Some people are jerks. Just because they are sick, they don't go all nice. Instead they get worse. And calling them a "jerk" is nothing. The patients probably deserved to be called worse. Put in some more years as a nurse and I'm sure you'll be calling them something far worse. Lots of people I know have rose-colored lens on when they are in school, but then they go and work on the floor or ER or whatever and my god, I've heard some bad stories. So pay no attention and do your thing.

Specializes in LTC Rehab Med/Surg.

In the cosmic scheme of things, "jerk" is not such a bad thing to be called.

If it relieves some of the pressure, so a nurse doesn't explode, I consider it rather harmless.

Specializes in ICU/CCU, Med Surg.
Never once did I name call them behind their backs. I can't imagine that nursing would change my personality so drastically.

It sounds like for you, this is not really an issue of nurses speaking ill of patients, but one of *people in general* not speaking ill of one another. If that's the case...if you've never said a bad word about anyone - ever - then you are a better person than I am.

As for myself, I'm human and will admit to badmouthing other people when I feel they are acting entitled, rude or abusive. And no, it should never happen within earshot of patients...sometimes it does and that's unfortunate.

Just curious...why do you think that it is "presumptuous and false" to think you'll never become "one of those nurses"? Do you mean you'll never say anything bad about another person? I'm not trying to antagonize you here...I guess I just want to know what you mean by that.

Oh yes I totally agree with you on this one. I remember being shocked at what nurses said over patients when i first started working in a hospital and then caught myself doing it after awhile as well. Its a way to vent frustration at patients who are probably making things more difficult then it should be. It is important to remind nurses that there are bounds to their comments. for example, i had to remind me coworkers its inappriopriate to make jokes about a male patient who dressed in drag. nurses are humans i realise but we should try to remain professional

Specializes in Cardiology and ER Nursing.

Some patient's are jerks because well they are jerks.

Others are jerks because they are scared, nervous, or in pain.

You just try not to take anything personally and stay professional.

Sure we vent when at the desk quietly and you bet I'm going to hand off in report that a patient is needy. I'm also going to share what tricks I've learned to help me get out quicker. Must fluff the pillow a. certain way or they will take twenty minutes telling you that your doing it wrong, or making you reapply Chapstick over and over again for fifteen minutes? True story.

Some patients can take a thirty second task and draw it out for twenty minutes.

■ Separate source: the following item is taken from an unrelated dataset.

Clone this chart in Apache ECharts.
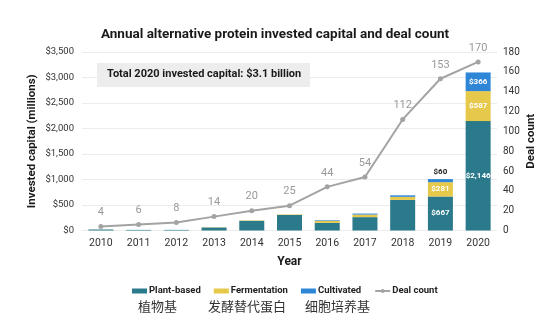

Have a patient that is ****** as hell that he's hospitalized and wants the world to know it while being non compliant with treatment because he's ****** he's in the hospital? Yes, I'm passing that on as well. They need to know they are going to be in for a fight to accomplish their therapeutic goals. Maybe they can think of something I can't.I also know I've gotten report that people were jerks and been fine with them, but sometimes a patient looks at someone and they remind them of their mother in law or something and they determine to make life miserable for that nurse or aide. Does it change the fact that they are still a jerk? No. Does it mean I pause outside the door, take a deep breath and force a smile on my face before I enter the room? Yes.